Le temps des solutions

L’approvisionnement régulier et suffisant en eau salubre est un droit humain. Les États doivent à tout le moins fournir une quantité minimale d’eau pure, permettant aux gens de boire, de préparer à manger, de se laver. Les autorités slovènes ne peuvent pas s’abriter derrière des questions de permis de construire et de propriété foncière pour échapper à leur obligation de réaliser le droit à l’eau. .
En réalité, la plupart des municipalités font déjà bénéficier d’une adduction d’eau certaines zones informelles roms, même lorsque leurs habitants n’ont ni les permis ni les titres de propriété foncière nécessaires. Il est possible et nécessaire de trouver des solutions pour la totalité de ces zones d’habitation. «  La situation de la minorité rom en Slovénie est un problème difficile et complexe, et je constate avec plaisir que certaines municipalités ont trouvé des solutions viables, déclare l’experte indépendante des Nations unies chargée d’examiner la question des obligations en rapport avec les droits de l’homme qui concernent l’accès à l’eau potable et à l’assainissement. Je me suis rendue dans un quartier informel à Trebnje, où de gros efforts ont été réalisés pour que les habitants aient accès à l’eau et à l’assainissement.
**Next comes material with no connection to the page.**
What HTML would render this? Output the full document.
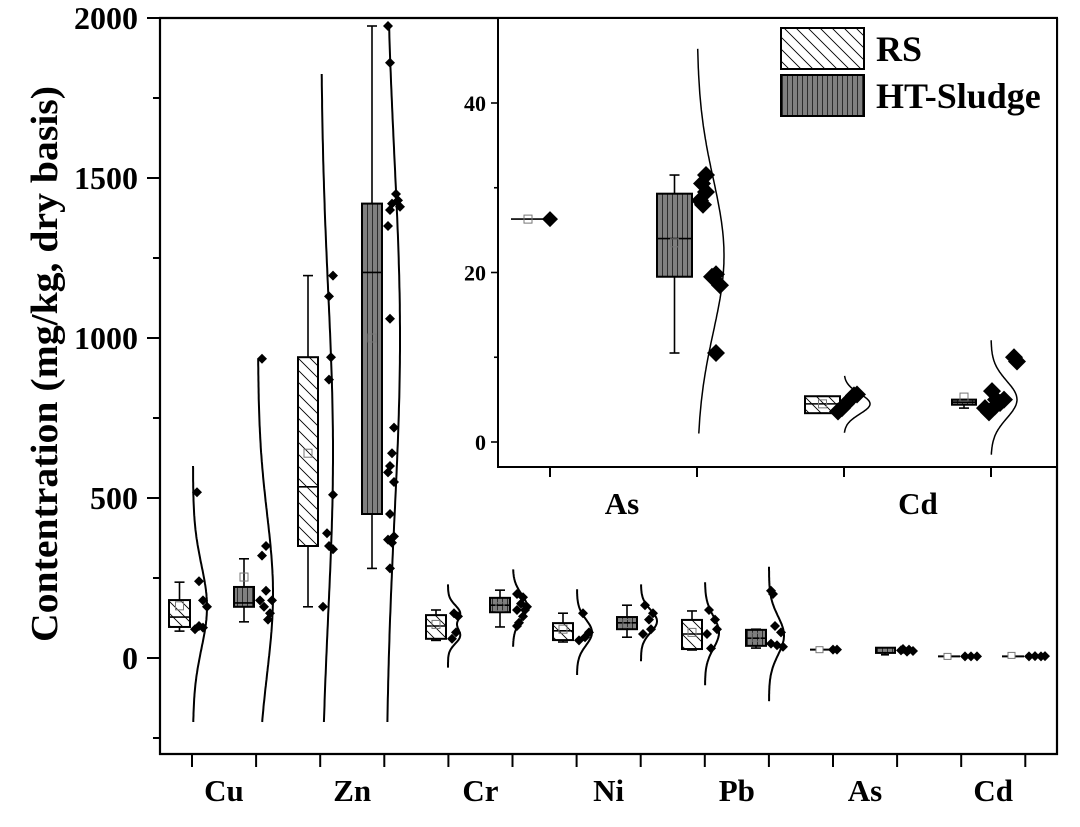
<!DOCTYPE html>
<html><head><meta charset="utf-8"><style>
html,body{margin:0;padding:0;background:#fff}
svg{display:block}
text{font-family:"Liberation Serif",serif;font-weight:bold;fill:#000}
</style></head><body>
<svg id="s" width="1080" height="827" viewBox="0 0 1080 827" xmlns="http://www.w3.org/2000/svg">
<defs>
<pattern id="diag" patternUnits="userSpaceOnUse" width="12" height="12">
<path d="M-3,-3 L15,15 M-3,9 L3,15 M9,-3 L15,3" stroke="#000" stroke-width="0.9"/>
</pattern>
<pattern id="vert" patternUnits="userSpaceOnUse" width="5" height="10">
<rect width="5" height="10" fill="#808080"/>
<path d="M2.5,0 L2.5,10" stroke="#222" stroke-width="0.9"/>
</pattern>
</defs>
<g id="g"></g>
</svg>
<script>
var out=[];
function ym(v){return 658-0.32*v;}
function yi(v){return 442-8.475*v;}
function line(x1,y1,x2,y2,w){out.push('<line x1="'+x1+'" y1="'+y1+'" x2="'+x2+'" y2="'+y2+'" stroke="#000" stroke-width="'+(w||2)+'"/>');}
function txt(x,y,s,size,anchor){out.push('<text x="'+x+'" y="'+y+'" font-size="'+size+'" text-anchor="'+(anchor||'middle')+'">'+s+'</text>');}
function dia(x,y,r){out.push('<path d="M'+x+','+(y-r)+' L'+(x+r)+','+y+' L'+x+','+(y+r)+' L'+(x-r)+','+y+'Z" fill="#000"/>');}
function box(x1,x2,q1,q3,med,wlo,whi,mean,type,ys){
  var cx=(x1+x2)/2, cap=5;
  line(cx,ys(whi),cx,ys(q3),1.6); line(cx,ys(wlo),cx,ys(q1),1.6);
  line(cx-cap,ys(whi),cx+cap,ys(whi),1.6); line(cx-cap,ys(wlo),cx+cap,ys(wlo),1.6);
  var t=ys(q3),b=ys(q1);
  out.push('<rect x="'+x1+'" y="'+t+'" width="'+(x2-x1)+'" height="'+Math.max(b-t,1)+'" fill="url(#'+(type?'vert':'diag')+')" stroke="#000" stroke-width="2"/>');
  line(x1,ys(med),x2,ys(med),1.6);
  var m=ys(mean);
  out.push('<rect x="'+(cx-4)+'" y="'+(m-4)+'" width="8" height="8" fill="none" stroke="#777" stroke-width="1"/>');
}
function curve(T,vmin,vmax,comps,ys,w){
  var d='',n=120;
  for(var i=0;i<=n;i++){
    var v=vmin+(vmax-vmin)*i/n, x=T;
    comps.forEach(function(c){x+=c[2]*Math.exp(-0.5*Math.pow((v-c[0])/c[1],2));});
    d+=(i?'L':'M')+x.toFixed(1)+','+ys(v).toFixed(1);
  }
  out.push('<path d="'+d+'" fill="none" stroke="#000" stroke-width="'+(w||2)+'"/>');
}
var ticks=[];for(var k=0;k<14;k++)ticks.push(192+64.1*k);
curve(193,-200,600,[[160,130,14]],ym);
curve(258,-200,935,[[200,250,15]],ym);
curve(321,-200,1825,[[640,500,12]],ym);
curve(386,-200,1975,[[1000,560,14]],ym);
curve(448,-30,230,[[140,25,12],[70,25,12]],ym);
curve(513,35,277,[[160,40,14]],ym);
curve(577,-53,215,[[80,40,15]],ym);
curve(641,-10,230,[[115,35,16]],ym);
curve(705,-85,237,[[80,50,14]],ym);
curve(769,-135,285,[[70,60,15]],ym);
box(169,190,97,181,128,84,237,163,0,ym);
box(234,254,160,222,172,113,310,253,1,ym);
box(298,318,350,940,535,160,1195,640,0,ym);
box(362,382,450,1420,1205,280,1975,1000,1,ym);
box(426,446,60,134,100,55,150,105,0,ym);
box(490,510,143,188,165,97,212,160,1,ym);
box(553,573,56,109,85,50,140,90,0,ym);
box(617,637,90,128,110,65,165,108,1,ym);
box(682,702,28,119,75,25,147,80,0,ym);
box(746,766,38,88,62,31,90,65,1,ym);
var P=[
 [193,[[4,518],[6,240],[10,180],[14,160],[6,100],[10,95],[2,90]]],
 [258,[[4,935],[8,350],[4,320],[8,210],[14,180],[6,160],[12,140],[10,120],[2,180]]],
 [321,[[2,160],[8,1130],[12,1195],[10,940],[8,870],[12,510],[6,390],[8,350],[12,340]]],
 [386,[[2,1975],[4,1860],[10,1450],[6,1420],[14,1410],[4,1400],[2,1350],[4,1060],[8,720],[6,640],[4,600],[2,580],[8,550],[4,450],[8,380],[2,370],[6,360],[4,280],[12,1430]]],
 [448,[[6,140],[10,130],[8,80],[4,60]]],
 [513,[[4,200],[10,190],[8,170],[14,160],[4,150],[10,130],[6,110],[4,100],[12,150]]],
 [577,[[6,140],[12,80],[8,65],[2,55]]],
 [641,[[4,165],[12,140],[8,120],[10,90],[2,75]]],
 [705,[[4,150],[10,120],[12,90],[2,75],[6,30]]],
 [769,[[2,210],[4,200],[6,100],[12,80],[2,45],[8,40],[14,35]]],
 [833,[[0,26],[4,26]]],
 [897,[[4,24],[10,20],[16,22],[12,26],[6,28]]],
 [961,[[4,5],[10,5],[16,5]]],
 [1025,[[4,5],[10,6],[16,5],[20,6]]]
];
P.forEach(function(g){g[1].forEach(function(p){dia(g[0]+p[0],ym(p[1]),5);});});
line(810,ym(26),833,ym(26),2);out.push('<rect x="816" y="'+(ym(26)-3)+'" width="7" height="6" fill="#fff" stroke="#777"/>');
out.push('<rect x="876" y="'+(ym(29)-1)+'" width="19" height="'+(0.32*10+2)+'" fill="url(#vert)" stroke="#000" stroke-width="2"/>');line(885,ym(19),885,ym(10),1.6);line(881,ym(10),889,ym(10),1.6);
line(938,ym(5),960,ym(5),2);out.push('<rect x="944" y="'+(ym(5)-3)+'" width="7" height="6" fill="#fff" stroke="#777"/>');
line(1002,ym(5),1024,ym(5),2);out.push('<rect x="1008" y="'+(ym(5)-4)+'" width="7" height="6" fill="#fff" stroke="#777"/>');
line(160,18,160,755,2.2);line(159,754,1058,754,2.2);line(1057,18,1057,755,2.2);line(159,18,1058,18,2.2);
[0,500,1000,1500,2000].forEach(function(v){line(147,ym(v),160,ym(v),2);txt(138,ym(v)+11,v,32,'end');});
[-250,250,750,1250,1750].forEach(function(v){line(153,ym(v),160,ym(v),2);});
ticks.forEach(function(x){line(x,754,x,767,2);});
var labs=['Cu','Zn','Cr','Ni','Pb','As','Cd'];
labs.forEach(function(l,i){txt(ticks[2*i]+32,801,l,31);});
out.push('<text x="364" y="57" font-size="38" text-anchor="middle" textLength="556" lengthAdjust="spacingAndGlyphs" transform="rotate(-90 364 57) translate(0,0)" style="transform-box:view-box">Contentration (mg/kg, dry basis)</text>'.replace('x="364" y="57"','x="-364" y="57"').replace(' transform="rotate(-90 364 57) translate(0,0)" style="transform-box:view-box"',' transform="rotate(-90)"'));
out.push('<rect x="498" y="19" width="558" height="448" fill="#fff"/>');
curve(697,1,46.4,[[22,9,27]],yi,1.5);
curve(844,1.1,7.8,[[4.5,1.2,26]],yi,1.5);
curve(991,-1.5,12,[[5,2.2,26]],yi,1.5);
line(511,yi(26.3),549,yi(26.3),1.6);out.push('<rect x="524" y="'+(yi(26.3)-4)+'" width="8" height="8" fill="none" stroke="#777"/>');
dia(550,yi(26.3),8);
box(657,692,19.5,29.3,24,10.5,31.5,23.5,1,yi);
[[9,31.5],[5,30.5],[9,29.5],[3,28.5],[6,28],[19,19.8],[15,19.5],[23,18.5],[19,10.5]].forEach(function(p){dia(697+p[0],yi(p[1]),9);});
box(805,840,3.4,5.4,4.5,3.4,5.4,4.5,0,yi);
[[-6,3.6],[-2,4],[2,4.5],[6,5],[10,5.5],[13,5.6]].forEach(function(p){dia(844+p[0],yi(p[1]),9);});
box(952,976,4.4,5.0,4.7,4.0,5.0,5.3,1,yi);
[[23,10],[26,9.5],[1,6],[-6,4],[-2,3.5],[5,5],[9,4.6],[13,5],[4,4.2]].forEach(function(p){dia(991+p[0],yi(p[1]),9);});
line(498,18,498,468,2);line(497,467,1058,467,2);
[0,20,40].forEach(function(v){line(491,yi(v),498,yi(v),1.6);txt(486,yi(v)+8,v,22,'end');});
[10,30].forEach(function(v){line(494,yi(v),498,yi(v),1.6);});
[550,697,844,991].forEach(function(x){line(x,467,x,477,2);});
txt(622,514,'As',31);txt(918,514,'Cd',31);
out.push('<rect x="781" y="28" width="83" height="41" fill="url(#diag)" stroke="#000" stroke-width="2"/>');
out.push('<rect x="781" y="75" width="83" height="41" fill="url(#vert)" stroke="#000" stroke-width="2"/>');
txt(876,61,'RS',36,'start');txt(876,108,'HT-Sludge',36,'start');
document.getElementById('g').innerHTML=out.join('');
</script>
</body></html>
De plus, ces derniers coopèrent avec la municipalité pour légaliser leur occupation des terres et constructions où ils vivent, ce qui permettra une solution à plus long terme. Néanmoins, à moins de 30 minutes de là, d’autres municipalités n’ont pas réussi à trouver des solutions similaires. Je trouve ces différences inacceptables.  ».
La Slovénie doit veiller à ce que la population bénéficie sans discrimination du droit à l’eau et à l’assainissement ; elle possède l’expertise, l’expérience et les ressources nécessaires pour s’acquitter de cette obligation. Les autorités doivent agir dès maintenant et faire tout ce qu’elles peuvent pour fournir de l’eau à toutes les zones d’habitation roms.

Amnesty International publiera le 16 mars 2011 un rapport sur le droit au logement des Roms en Slovénie est disponible ici

Les obligations de la Slovénie

Conformément au droit international, la Slovénie, comme tous les pays, doit réaliser les droits à l’eau et à l’assainissement en veillant à ce que toute personne obtienne :.
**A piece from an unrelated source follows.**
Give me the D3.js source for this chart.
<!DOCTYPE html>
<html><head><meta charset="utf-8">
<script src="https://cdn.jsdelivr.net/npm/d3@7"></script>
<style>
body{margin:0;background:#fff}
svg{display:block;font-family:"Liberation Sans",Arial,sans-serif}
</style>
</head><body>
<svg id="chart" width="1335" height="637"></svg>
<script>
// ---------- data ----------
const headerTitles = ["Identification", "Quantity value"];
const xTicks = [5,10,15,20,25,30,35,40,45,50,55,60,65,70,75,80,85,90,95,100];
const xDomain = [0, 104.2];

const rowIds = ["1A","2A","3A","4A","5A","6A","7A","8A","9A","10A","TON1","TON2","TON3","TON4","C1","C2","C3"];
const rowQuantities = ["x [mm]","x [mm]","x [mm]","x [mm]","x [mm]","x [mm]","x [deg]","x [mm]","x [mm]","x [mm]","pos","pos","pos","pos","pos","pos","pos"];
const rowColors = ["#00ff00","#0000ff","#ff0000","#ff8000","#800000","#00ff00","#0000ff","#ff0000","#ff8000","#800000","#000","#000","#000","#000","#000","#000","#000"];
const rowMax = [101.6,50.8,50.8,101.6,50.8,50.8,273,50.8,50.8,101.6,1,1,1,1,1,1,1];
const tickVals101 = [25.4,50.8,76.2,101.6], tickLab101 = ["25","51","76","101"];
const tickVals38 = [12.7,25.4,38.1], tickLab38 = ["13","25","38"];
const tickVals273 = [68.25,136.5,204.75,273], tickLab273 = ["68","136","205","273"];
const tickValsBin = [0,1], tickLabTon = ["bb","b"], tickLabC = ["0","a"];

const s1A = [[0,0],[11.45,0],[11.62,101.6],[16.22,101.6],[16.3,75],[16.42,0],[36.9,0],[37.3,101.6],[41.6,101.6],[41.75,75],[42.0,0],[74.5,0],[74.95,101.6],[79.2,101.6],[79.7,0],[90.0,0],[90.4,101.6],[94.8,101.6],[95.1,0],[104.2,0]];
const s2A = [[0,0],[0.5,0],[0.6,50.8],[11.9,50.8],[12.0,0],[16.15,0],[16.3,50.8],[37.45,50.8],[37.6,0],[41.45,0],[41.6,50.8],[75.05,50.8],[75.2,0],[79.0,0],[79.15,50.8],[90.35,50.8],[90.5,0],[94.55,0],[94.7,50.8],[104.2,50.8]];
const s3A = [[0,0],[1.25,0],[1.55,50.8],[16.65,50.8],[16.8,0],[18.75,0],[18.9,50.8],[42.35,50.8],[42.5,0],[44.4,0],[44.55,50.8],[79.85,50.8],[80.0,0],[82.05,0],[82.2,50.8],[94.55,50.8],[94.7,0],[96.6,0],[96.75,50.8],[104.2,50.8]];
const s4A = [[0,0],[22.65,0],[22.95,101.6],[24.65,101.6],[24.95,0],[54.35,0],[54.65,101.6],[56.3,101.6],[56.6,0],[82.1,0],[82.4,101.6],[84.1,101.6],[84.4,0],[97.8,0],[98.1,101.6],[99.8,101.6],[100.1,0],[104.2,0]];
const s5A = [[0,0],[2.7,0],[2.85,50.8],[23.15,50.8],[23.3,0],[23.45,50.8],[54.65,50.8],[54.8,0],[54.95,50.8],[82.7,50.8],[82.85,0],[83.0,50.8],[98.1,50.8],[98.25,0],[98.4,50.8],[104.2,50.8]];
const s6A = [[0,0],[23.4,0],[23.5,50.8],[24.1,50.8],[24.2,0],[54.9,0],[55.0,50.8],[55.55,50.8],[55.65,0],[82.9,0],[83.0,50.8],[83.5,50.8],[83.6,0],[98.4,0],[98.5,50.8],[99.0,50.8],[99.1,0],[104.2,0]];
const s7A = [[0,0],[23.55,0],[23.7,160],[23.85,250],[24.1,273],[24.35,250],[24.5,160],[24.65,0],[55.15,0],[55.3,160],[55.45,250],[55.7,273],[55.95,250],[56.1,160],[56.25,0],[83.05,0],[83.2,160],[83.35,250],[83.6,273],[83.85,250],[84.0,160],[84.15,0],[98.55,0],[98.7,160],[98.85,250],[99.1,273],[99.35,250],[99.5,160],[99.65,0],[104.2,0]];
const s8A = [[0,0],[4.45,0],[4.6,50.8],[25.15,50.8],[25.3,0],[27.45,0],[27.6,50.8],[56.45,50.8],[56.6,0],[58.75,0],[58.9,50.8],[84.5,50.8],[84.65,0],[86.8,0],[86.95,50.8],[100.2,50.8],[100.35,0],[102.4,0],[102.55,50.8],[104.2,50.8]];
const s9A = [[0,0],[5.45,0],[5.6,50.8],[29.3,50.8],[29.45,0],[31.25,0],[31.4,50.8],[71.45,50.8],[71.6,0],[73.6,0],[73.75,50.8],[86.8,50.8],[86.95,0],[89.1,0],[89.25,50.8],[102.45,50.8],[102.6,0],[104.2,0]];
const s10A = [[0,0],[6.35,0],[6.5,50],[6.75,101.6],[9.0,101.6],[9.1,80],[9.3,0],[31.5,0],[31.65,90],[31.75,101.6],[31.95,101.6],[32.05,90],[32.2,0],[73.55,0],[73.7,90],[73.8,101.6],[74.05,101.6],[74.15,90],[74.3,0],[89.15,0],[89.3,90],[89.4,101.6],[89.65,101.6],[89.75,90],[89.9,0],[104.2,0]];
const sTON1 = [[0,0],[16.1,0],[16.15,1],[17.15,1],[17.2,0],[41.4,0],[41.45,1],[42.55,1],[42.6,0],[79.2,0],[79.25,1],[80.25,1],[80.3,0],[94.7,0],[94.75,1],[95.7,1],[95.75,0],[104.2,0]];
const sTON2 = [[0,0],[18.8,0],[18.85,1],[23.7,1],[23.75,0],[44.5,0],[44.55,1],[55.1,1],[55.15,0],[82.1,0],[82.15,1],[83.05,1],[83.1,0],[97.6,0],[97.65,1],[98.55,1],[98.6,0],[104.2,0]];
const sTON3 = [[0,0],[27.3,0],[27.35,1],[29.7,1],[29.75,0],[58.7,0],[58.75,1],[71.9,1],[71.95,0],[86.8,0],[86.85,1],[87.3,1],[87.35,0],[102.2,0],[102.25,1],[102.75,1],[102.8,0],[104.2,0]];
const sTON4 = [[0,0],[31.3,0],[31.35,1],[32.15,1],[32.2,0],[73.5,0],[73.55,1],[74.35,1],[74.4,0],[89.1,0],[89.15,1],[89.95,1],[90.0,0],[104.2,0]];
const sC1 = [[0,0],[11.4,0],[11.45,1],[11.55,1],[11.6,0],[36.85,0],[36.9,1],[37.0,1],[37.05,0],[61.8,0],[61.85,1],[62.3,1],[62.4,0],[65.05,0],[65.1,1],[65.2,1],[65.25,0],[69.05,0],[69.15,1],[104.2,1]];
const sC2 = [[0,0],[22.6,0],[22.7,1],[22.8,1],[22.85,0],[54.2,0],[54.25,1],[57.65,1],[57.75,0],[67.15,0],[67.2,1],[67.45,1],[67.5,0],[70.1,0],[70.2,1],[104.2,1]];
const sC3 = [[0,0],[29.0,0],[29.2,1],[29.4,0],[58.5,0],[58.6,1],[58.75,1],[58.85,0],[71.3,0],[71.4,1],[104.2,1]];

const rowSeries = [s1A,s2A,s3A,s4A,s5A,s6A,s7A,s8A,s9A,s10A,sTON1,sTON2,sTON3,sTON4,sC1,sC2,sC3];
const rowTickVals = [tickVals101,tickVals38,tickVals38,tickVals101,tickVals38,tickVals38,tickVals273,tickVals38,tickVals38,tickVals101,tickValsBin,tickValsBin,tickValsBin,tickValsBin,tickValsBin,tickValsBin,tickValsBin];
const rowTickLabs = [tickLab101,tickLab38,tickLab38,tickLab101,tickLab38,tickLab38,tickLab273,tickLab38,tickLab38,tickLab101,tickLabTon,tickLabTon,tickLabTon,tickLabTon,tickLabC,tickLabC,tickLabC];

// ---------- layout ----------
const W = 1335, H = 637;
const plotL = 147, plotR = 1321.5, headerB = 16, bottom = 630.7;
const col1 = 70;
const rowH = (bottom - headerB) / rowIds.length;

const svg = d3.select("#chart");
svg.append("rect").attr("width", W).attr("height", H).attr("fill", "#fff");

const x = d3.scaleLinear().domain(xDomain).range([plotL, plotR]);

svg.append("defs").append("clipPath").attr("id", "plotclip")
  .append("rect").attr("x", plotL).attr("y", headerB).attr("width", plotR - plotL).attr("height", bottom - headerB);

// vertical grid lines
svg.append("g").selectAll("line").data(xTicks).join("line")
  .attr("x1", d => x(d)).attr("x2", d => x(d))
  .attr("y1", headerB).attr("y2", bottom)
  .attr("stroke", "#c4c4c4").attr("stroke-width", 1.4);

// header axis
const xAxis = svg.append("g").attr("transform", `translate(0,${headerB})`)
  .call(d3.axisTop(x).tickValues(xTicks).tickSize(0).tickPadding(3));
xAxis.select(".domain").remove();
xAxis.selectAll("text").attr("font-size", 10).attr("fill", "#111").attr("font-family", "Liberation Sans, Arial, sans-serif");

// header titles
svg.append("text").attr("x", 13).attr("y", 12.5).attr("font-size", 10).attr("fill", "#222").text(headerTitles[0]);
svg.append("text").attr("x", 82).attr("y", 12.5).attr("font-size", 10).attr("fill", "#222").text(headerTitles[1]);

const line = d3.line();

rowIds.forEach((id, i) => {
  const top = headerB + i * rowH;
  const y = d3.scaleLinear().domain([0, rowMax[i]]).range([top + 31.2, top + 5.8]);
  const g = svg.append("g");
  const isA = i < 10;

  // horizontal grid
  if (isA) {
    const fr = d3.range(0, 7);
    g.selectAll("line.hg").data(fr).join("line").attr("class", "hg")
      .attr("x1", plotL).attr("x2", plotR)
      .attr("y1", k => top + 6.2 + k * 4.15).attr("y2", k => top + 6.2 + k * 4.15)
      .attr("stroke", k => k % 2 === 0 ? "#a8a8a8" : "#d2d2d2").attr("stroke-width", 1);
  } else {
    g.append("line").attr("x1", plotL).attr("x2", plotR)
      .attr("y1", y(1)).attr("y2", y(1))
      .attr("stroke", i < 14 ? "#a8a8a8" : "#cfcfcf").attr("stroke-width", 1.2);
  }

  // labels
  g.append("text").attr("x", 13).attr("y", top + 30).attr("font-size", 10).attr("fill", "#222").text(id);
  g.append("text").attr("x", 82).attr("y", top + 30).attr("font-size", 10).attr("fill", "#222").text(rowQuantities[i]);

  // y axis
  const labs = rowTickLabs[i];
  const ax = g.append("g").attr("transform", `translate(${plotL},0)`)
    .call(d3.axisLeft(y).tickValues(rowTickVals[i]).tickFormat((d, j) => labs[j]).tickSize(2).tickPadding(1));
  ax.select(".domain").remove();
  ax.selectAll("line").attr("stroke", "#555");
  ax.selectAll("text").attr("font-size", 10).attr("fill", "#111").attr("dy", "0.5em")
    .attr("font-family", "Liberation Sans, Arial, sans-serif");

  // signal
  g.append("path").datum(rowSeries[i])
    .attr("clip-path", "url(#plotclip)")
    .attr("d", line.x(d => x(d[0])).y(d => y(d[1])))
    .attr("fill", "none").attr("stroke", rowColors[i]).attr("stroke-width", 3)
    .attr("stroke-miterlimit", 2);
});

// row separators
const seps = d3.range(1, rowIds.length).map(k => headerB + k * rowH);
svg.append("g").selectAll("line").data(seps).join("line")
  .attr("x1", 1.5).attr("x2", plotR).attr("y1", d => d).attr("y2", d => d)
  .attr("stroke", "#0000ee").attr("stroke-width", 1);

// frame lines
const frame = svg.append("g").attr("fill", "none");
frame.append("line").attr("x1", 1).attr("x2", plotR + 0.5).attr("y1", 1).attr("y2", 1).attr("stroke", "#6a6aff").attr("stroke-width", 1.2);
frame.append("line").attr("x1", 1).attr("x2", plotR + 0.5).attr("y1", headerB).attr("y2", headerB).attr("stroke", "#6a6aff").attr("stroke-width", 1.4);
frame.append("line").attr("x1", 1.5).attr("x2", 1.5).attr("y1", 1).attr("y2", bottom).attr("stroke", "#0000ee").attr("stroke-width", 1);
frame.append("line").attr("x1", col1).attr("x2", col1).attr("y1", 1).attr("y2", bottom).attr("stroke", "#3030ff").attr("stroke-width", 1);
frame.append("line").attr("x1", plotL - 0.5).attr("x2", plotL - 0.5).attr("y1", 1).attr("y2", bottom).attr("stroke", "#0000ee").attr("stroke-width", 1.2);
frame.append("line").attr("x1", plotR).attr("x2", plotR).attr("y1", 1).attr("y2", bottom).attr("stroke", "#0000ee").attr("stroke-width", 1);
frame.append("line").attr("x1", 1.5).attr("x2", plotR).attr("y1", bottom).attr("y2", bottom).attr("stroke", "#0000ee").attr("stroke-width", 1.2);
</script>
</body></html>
  • De l’eau pure en quantité suffisante pour les usages personnels et domestiques, notamment le nettoyage et la cuisine.
  • Un équipement sanitaire hygiénique et sûr (toilettes et évacuation).
  • Un raccordement au réseau d’eau et d’assainissement à domicile ou à proximité du domicile (même s’il s’agit d’habitat précaire), l’utilisation de ce raccordement ne présentant aucun risque pour la sécurité.
  • Un accès à l’eau et à l’assainissement qui ne contraigne pas ses bénéficiaires à sacrifier d’autres droits (alimentation, éducation).
  • Un accès à l’eau et à l’assainissement sans discrimination. Les services d’eau et d’assainissement doivent répondre aux besoins des groupes défavorisés, y compris les personnes atteintes d’un handicap.
  • Le droit de participer aux prises de décision qui ont une répercussion sur leurs droits, avec un accès complet, en toute égalité, aux informations sur les questions d’eau et d’assainissement.
  • Le droit à un recours efficace en cas de violation de leurs droits à l’eau et à l’assainissement.